Ada alasan yang kuat bagi Hanzhallah untuk tak ikut berjihad. Malam itu adalah malam pertama pernikahannya, sang istri pun punya hak atas dirinya. Namun, dalam prioritas Hanzhallah, sebagai seorang mujahid muslim, cinta kepada Allah Swt. dan jihad di jalan-Nya adalah lebih utama.
Hanzhallah berangkat. Ditinggalkannya istrinya. Hanzhallah bergabung dalam barisan yang pergi membawa dua harapan: mati syahid atau hidup mulia (menang). Kedua pilihan itu baik bagi Hanzhallah. Nafsulah yang memandang tidak baik dua pilihan itu. Dan Hanzhallah bukan budak bagi nafsunya.

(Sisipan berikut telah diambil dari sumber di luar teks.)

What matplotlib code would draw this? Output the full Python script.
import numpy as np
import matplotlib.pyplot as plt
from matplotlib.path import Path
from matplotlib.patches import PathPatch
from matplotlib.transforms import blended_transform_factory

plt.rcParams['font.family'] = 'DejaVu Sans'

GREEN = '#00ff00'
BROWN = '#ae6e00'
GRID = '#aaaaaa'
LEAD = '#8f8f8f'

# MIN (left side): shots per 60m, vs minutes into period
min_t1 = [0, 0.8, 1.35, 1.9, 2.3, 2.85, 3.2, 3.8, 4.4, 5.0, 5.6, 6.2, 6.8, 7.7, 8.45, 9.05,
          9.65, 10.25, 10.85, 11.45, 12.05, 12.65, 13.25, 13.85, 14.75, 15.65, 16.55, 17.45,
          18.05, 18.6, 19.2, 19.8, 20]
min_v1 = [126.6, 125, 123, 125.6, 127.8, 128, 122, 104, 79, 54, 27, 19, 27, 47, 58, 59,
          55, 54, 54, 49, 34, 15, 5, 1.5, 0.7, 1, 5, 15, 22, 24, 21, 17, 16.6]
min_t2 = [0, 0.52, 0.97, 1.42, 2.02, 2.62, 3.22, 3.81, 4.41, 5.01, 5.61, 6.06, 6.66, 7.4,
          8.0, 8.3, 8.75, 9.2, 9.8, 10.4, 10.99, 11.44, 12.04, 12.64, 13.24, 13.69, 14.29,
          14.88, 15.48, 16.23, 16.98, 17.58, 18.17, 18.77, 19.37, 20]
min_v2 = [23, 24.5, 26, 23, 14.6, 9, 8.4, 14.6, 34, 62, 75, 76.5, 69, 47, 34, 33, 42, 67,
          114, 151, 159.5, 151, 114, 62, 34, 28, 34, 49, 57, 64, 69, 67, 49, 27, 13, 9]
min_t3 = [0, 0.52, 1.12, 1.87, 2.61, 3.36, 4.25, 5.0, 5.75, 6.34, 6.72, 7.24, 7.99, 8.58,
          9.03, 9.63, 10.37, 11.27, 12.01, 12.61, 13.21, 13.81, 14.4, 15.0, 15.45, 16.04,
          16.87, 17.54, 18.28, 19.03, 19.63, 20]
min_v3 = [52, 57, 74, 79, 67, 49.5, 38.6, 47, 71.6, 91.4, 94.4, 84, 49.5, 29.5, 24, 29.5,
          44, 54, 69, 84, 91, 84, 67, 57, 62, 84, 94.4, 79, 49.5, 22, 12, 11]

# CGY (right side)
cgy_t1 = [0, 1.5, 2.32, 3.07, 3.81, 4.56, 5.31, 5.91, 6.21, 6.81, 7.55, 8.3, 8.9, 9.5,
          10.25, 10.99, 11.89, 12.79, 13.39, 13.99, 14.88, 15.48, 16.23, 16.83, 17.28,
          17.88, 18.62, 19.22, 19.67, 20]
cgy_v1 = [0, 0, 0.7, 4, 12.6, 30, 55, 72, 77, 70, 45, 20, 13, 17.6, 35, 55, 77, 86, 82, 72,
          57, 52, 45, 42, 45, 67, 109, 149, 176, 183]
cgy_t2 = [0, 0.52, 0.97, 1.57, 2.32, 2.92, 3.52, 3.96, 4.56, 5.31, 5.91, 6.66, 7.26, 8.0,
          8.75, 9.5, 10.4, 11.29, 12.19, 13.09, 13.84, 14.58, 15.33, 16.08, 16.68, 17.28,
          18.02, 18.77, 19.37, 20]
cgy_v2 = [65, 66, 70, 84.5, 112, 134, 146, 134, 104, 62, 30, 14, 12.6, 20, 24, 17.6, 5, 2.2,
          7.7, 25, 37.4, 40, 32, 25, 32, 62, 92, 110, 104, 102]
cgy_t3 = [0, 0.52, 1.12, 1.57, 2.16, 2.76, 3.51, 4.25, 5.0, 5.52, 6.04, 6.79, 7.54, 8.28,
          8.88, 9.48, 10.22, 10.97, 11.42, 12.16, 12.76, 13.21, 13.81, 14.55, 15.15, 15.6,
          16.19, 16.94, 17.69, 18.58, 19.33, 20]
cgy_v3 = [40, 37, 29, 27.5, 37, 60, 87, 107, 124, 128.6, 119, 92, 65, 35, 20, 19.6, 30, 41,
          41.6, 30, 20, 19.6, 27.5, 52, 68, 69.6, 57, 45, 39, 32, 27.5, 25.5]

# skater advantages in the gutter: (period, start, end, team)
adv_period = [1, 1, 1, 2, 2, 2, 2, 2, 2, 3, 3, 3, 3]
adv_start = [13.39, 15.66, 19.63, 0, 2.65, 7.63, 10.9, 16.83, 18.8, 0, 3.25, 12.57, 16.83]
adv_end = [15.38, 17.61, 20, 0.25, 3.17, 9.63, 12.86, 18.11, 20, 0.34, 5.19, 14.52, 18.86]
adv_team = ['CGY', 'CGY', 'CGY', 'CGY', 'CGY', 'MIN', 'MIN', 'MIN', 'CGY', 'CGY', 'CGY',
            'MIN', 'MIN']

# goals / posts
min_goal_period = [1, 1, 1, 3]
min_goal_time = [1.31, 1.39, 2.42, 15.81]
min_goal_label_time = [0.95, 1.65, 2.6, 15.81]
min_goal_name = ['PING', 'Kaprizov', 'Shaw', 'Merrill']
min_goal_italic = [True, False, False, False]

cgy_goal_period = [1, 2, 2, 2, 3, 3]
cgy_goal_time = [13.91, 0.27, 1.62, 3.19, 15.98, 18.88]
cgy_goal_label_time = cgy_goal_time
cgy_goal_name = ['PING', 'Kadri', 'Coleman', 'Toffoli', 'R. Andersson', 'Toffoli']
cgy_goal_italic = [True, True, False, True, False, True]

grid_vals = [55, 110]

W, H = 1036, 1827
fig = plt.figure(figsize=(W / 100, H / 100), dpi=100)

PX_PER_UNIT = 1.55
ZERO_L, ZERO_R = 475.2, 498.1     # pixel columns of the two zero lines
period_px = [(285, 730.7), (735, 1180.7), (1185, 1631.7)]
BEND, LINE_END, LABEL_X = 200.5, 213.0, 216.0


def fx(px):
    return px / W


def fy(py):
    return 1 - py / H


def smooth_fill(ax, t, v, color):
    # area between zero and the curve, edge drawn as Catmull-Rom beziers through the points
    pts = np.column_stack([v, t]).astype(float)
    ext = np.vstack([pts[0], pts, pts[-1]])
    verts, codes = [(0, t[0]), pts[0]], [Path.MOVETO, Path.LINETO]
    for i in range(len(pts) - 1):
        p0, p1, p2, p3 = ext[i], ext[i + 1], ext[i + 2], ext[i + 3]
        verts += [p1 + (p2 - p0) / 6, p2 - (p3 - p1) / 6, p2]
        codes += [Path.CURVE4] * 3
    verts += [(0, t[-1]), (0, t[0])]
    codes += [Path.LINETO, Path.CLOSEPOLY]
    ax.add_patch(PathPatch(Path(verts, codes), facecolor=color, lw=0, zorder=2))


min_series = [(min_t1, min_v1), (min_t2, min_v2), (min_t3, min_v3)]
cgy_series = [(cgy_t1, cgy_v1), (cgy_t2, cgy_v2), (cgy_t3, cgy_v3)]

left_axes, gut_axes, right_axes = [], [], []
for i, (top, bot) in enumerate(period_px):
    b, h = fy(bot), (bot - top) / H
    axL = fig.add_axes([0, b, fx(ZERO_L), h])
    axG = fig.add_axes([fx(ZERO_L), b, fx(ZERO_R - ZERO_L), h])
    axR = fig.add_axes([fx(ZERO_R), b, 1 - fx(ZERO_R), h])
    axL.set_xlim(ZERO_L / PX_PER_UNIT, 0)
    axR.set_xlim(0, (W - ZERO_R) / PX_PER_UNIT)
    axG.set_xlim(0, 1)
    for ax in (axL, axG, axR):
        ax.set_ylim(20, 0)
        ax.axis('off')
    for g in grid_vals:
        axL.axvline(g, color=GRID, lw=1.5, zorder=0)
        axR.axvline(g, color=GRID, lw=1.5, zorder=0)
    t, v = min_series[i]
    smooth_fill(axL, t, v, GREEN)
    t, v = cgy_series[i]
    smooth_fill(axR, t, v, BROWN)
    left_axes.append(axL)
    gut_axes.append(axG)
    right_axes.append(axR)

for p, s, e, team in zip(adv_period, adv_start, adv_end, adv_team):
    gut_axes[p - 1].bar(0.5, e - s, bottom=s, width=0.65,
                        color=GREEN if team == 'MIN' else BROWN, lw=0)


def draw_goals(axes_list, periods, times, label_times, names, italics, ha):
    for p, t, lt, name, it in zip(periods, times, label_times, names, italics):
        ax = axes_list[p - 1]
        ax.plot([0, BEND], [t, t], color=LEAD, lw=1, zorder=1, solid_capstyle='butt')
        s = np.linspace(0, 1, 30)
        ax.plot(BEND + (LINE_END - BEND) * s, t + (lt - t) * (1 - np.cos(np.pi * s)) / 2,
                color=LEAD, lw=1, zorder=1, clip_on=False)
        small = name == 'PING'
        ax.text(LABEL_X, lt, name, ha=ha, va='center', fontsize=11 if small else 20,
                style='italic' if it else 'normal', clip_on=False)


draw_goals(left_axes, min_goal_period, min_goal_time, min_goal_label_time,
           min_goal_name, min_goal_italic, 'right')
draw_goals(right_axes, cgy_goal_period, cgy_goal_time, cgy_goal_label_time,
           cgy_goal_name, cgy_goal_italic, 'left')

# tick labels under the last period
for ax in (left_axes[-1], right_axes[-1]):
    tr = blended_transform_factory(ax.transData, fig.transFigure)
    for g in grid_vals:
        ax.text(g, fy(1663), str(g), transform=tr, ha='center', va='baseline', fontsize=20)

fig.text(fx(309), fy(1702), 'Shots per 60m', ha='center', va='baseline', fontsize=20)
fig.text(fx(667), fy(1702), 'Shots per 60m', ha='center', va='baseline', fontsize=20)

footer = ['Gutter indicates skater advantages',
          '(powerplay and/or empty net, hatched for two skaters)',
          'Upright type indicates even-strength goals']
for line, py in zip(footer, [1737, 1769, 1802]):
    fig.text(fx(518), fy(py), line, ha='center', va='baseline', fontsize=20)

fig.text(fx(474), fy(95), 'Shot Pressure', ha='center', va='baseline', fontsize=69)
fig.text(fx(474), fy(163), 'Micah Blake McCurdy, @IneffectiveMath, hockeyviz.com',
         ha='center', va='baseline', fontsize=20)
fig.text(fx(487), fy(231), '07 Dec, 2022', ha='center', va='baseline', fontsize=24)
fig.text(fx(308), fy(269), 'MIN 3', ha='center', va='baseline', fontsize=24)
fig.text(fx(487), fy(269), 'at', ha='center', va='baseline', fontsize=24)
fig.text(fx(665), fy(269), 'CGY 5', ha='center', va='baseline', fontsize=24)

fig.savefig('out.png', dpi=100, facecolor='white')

Sahabatku, kita tahu, Hanzhallah syahid di lembah Uhud waktu itu. Para sahabat pun mengisahkan keindahan yang didapatkan Hanzhallah. Mereka bertutur bahwa mereka menyaksikan jasad Hanzhallah terkujur di tengah jasad-jasad musuh yang ditebasnya. Mereka mendapatinya basah seperti baru saja disiram. Oleh Rasulullah Saw. dijelaskan, Hanzhallah sudah dimandikan oleh malaikat, sebab sebelumnya berangkat dalam keadaan junub. Hanzhallah, gelarnya adalah “Ghasiilul Malaaikah (orang yang telah dimandikan malaikat).”
***
Sahabatku, telah sempurna agama kita mengajarkan cara untuk menghidupkan pesona cinta. Mula-mula kita memurnikan cinta untuk Allah Swt., Rabb kita. Lalu, kita meletakkan cinta sesuai cara yang diridhai-Nya, cara yang jauh dari penurutan terhadap hawa nafsu.
Cukuplah bagi kita mengambil inspirasi cinta dari mata air kemuliaan agama kita ini.